- What the task asks:
Print the listing from its top line through the line containing "const width = 1216, height = 710;", nothing more, and leave out the pictures.

- Provided material:
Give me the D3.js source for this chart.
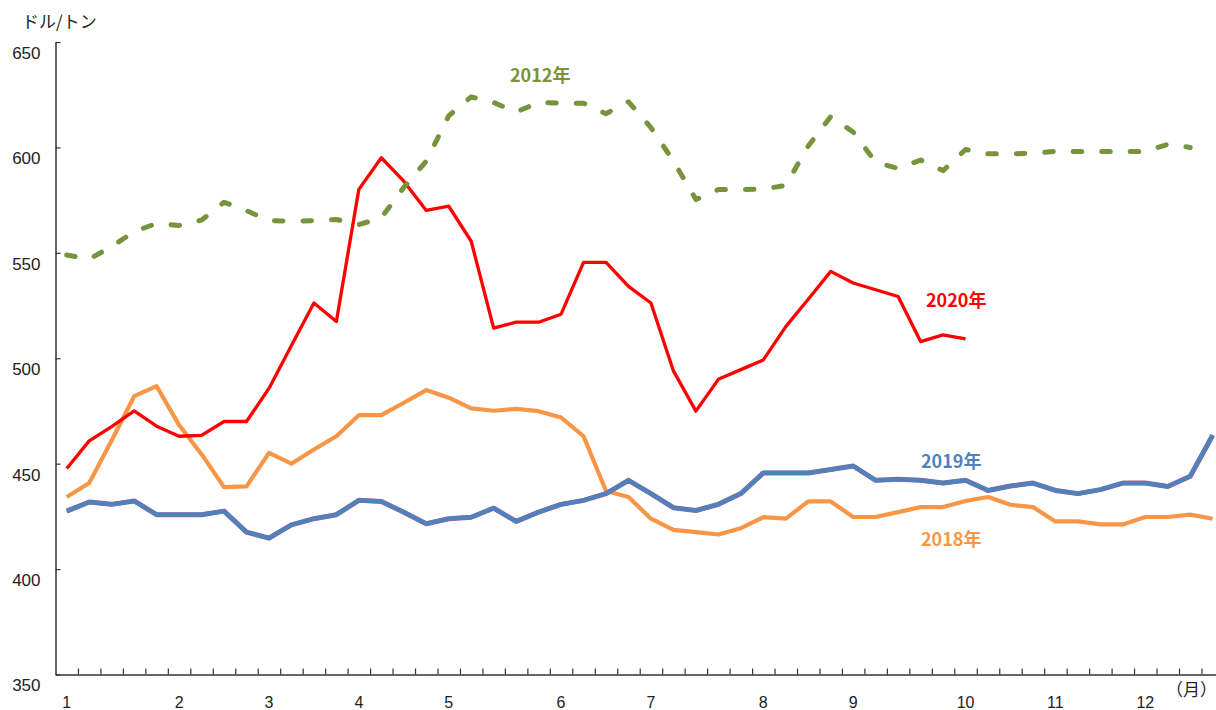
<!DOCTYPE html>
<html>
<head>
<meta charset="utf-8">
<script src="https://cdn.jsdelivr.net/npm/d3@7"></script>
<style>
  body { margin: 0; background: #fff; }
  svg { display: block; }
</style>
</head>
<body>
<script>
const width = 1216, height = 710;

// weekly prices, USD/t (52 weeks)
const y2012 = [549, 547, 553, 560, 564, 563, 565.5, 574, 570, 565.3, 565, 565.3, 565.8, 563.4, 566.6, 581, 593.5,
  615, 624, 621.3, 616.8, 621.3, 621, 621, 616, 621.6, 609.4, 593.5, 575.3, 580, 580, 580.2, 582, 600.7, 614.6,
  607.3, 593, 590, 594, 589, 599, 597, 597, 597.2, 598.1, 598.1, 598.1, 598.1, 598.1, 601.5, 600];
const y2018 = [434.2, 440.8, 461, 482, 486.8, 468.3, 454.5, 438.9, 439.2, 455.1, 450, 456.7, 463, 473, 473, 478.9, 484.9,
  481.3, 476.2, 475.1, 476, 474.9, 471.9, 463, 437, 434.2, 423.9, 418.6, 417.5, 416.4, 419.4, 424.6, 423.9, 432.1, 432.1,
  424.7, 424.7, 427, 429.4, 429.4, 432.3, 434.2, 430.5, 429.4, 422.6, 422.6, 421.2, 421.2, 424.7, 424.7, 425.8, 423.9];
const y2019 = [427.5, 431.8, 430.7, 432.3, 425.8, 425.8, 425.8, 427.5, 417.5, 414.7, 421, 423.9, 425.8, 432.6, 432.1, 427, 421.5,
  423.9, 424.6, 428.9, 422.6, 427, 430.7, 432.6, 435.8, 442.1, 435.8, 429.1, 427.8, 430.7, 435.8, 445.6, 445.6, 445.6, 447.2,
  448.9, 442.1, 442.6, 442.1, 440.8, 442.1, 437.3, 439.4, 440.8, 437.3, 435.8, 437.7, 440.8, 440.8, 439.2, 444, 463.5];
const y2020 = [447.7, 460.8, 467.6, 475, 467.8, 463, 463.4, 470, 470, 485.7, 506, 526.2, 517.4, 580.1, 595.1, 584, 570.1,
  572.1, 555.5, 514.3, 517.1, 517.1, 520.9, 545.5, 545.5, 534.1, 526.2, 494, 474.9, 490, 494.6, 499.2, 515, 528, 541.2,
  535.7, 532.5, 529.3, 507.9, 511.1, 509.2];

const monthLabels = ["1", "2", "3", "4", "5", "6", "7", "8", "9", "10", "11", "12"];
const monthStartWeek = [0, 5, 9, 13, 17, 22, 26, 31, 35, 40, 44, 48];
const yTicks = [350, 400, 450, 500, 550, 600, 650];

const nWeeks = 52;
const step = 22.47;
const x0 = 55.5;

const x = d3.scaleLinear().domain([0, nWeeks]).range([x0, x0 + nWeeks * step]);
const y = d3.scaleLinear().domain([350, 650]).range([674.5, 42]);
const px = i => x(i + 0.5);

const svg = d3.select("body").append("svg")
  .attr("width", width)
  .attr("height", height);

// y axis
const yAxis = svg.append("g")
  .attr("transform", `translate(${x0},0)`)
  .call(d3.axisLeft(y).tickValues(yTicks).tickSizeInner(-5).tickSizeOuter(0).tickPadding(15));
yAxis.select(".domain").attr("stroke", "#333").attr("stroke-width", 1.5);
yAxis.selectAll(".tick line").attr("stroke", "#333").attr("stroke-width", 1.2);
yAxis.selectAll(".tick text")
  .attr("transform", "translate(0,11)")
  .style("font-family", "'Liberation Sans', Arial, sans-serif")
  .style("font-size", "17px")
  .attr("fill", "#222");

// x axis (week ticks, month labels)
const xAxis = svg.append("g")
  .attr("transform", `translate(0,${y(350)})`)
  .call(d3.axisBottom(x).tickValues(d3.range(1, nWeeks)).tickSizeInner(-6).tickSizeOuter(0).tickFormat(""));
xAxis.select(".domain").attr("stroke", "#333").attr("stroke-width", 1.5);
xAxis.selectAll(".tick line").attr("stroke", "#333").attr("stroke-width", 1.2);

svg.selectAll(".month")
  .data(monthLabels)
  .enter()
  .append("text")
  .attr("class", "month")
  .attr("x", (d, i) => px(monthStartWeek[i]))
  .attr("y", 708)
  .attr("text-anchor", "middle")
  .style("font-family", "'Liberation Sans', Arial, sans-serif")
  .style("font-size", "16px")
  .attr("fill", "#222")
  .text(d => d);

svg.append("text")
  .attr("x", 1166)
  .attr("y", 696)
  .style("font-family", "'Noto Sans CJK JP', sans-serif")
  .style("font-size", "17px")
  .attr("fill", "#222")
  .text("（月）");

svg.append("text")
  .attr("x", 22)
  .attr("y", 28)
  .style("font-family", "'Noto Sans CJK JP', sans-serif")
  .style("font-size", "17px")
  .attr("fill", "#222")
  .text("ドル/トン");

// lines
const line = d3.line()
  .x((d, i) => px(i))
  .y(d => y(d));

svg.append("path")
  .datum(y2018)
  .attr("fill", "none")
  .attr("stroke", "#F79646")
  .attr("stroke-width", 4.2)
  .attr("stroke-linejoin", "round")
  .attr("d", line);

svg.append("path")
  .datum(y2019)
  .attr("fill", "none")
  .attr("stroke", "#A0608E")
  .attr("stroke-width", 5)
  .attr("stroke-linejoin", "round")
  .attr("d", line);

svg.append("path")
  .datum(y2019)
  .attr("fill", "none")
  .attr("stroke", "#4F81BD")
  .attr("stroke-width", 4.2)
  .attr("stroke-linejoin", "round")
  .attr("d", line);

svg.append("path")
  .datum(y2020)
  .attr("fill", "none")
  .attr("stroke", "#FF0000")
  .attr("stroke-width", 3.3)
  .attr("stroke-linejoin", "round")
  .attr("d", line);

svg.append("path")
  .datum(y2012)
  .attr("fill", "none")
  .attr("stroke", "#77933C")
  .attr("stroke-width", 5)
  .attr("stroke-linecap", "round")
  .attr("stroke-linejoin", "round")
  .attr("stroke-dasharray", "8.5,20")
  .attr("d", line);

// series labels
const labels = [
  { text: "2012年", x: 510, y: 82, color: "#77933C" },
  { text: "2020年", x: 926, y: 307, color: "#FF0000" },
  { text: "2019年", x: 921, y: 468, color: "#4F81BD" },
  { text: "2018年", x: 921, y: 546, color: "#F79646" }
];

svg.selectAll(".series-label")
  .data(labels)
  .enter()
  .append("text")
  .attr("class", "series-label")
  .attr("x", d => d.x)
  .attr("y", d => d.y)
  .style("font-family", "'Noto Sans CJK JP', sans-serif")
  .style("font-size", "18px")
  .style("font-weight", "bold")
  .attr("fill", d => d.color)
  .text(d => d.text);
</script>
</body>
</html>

- Finished task:
Give me the D3.js source for this chart.
<!DOCTYPE html>
<html>
<head>
<meta charset="utf-8">
<script src="https://cdn.jsdelivr.net/npm/d3@7"></script>
<style>
  body { margin: 0; background: #fff; }
  svg { display: block; }
</style>
</head>
<body>
<script>
const width = 1216, height = 710;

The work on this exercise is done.